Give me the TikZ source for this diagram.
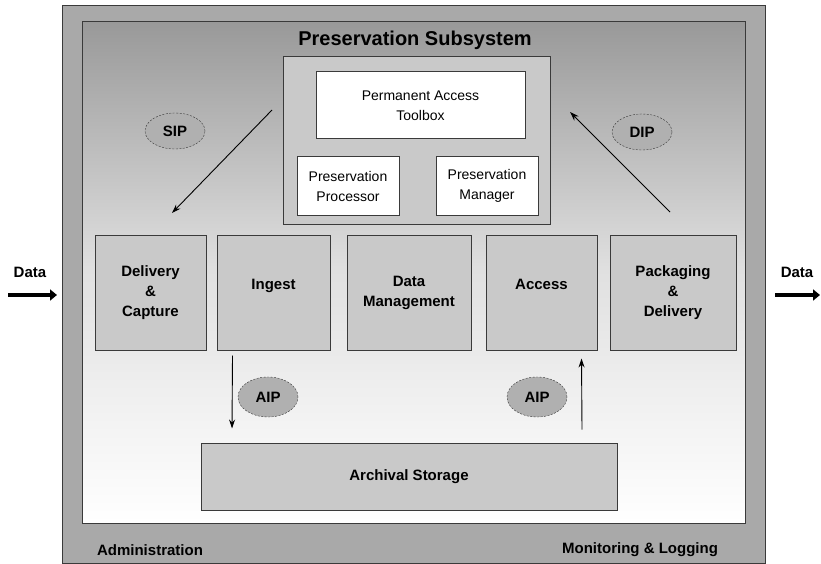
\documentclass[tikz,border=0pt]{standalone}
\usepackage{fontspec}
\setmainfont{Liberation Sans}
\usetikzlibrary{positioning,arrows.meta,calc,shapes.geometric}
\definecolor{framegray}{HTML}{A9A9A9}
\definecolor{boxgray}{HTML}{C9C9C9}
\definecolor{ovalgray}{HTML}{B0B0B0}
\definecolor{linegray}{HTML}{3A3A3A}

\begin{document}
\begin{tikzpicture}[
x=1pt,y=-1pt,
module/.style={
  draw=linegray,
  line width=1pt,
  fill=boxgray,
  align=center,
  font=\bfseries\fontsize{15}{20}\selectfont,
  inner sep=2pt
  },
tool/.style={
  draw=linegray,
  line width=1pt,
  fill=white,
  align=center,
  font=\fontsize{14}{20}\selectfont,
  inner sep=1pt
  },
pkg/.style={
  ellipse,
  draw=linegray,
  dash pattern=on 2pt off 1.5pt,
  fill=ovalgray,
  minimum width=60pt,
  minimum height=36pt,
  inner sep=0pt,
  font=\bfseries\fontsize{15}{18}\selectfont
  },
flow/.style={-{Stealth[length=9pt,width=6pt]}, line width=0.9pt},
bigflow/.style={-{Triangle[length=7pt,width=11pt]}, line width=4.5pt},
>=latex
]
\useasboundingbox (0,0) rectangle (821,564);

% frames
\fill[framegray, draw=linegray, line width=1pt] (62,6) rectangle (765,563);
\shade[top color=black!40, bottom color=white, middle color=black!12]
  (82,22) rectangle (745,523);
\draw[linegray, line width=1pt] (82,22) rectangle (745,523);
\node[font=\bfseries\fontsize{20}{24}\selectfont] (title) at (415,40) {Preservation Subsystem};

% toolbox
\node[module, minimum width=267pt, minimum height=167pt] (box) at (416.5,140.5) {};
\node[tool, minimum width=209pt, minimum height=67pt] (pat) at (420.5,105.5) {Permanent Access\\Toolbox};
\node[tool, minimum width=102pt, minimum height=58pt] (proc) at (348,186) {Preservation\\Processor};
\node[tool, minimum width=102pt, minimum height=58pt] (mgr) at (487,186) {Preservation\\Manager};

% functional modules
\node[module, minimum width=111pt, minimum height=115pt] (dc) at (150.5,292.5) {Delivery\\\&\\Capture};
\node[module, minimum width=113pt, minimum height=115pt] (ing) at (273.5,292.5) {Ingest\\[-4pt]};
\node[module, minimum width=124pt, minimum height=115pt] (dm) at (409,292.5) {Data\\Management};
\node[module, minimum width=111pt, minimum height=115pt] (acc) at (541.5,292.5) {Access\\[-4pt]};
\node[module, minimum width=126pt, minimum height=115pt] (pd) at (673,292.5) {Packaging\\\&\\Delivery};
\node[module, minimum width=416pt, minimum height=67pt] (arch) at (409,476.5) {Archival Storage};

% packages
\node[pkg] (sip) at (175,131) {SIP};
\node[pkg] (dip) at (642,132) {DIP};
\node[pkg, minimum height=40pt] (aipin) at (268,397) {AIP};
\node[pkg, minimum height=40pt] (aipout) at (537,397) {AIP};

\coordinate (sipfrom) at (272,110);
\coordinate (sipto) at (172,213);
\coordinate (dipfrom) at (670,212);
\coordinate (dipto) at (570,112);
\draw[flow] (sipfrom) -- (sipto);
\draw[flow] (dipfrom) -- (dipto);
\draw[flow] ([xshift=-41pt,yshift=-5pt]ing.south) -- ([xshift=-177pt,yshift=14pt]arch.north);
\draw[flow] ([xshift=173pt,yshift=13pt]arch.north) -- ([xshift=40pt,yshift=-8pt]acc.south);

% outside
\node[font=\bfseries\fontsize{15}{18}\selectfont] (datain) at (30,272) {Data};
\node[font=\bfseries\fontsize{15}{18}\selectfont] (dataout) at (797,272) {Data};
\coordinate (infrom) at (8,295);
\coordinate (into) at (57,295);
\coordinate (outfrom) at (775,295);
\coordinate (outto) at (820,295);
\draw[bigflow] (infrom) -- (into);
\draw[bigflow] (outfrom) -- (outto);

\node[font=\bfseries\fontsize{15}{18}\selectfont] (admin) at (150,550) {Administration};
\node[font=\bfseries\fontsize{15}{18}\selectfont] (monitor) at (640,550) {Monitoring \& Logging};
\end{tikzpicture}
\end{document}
____________
▶ [Work to be completed]: From the first line above down to the line with "(title) at (415,40)", reproduce every line and no others, omitting pictures.

▶ [Result of this task]:
Give me the TikZ source for this diagram.
\documentclass[tikz,border=0pt]{standalone}
\usepackage{fontspec}
\setmainfont{Liberation Sans}
\usetikzlibrary{positioning,arrows.meta,calc,shapes.geometric}
\definecolor{framegray}{HTML}{A9A9A9}
\definecolor{boxgray}{HTML}{C9C9C9}
\definecolor{ovalgray}{HTML}{B0B0B0}
\definecolor{linegray}{HTML}{3A3A3A}

\begin{document}
\begin{tikzpicture}[
x=1pt,y=-1pt,
module/.style={
  draw=linegray,
  line width=1pt,
  fill=boxgray,
  align=center,
  font=\bfseries\fontsize{15}{20}\selectfont,
  inner sep=2pt
  },
tool/.style={
  draw=linegray,
  line width=1pt,
  fill=white,
  align=center,
  font=\fontsize{14}{20}\selectfont,
  inner sep=1pt
  },
pkg/.style={
  ellipse,
  draw=linegray,
  dash pattern=on 2pt off 1.5pt,
  fill=ovalgray,
  minimum width=60pt,
  minimum height=36pt,
  inner sep=0pt,
  font=\bfseries\fontsize{15}{18}\selectfont
  },
flow/.style={-{Stealth[length=9pt,width=6pt]}, line width=0.9pt},
bigflow/.style={-{Triangle[length=7pt,width=11pt]}, line width=4.5pt},
>=latex
]
\useasboundingbox (0,0) rectangle (821,564);

% frames
\fill[framegray, draw=linegray, line width=1pt] (62,6) rectangle (765,563);
\shade[top color=black!40, bottom color=white, middle color=black!12]
  (82,22) rectangle (745,523);
\draw[linegray, line width=1pt] (82,22) rectangle (745,523);
\node[font=\bfseries\fontsize{20}{24}\selectfont] (title) at (415,40) {Preservation Subsystem};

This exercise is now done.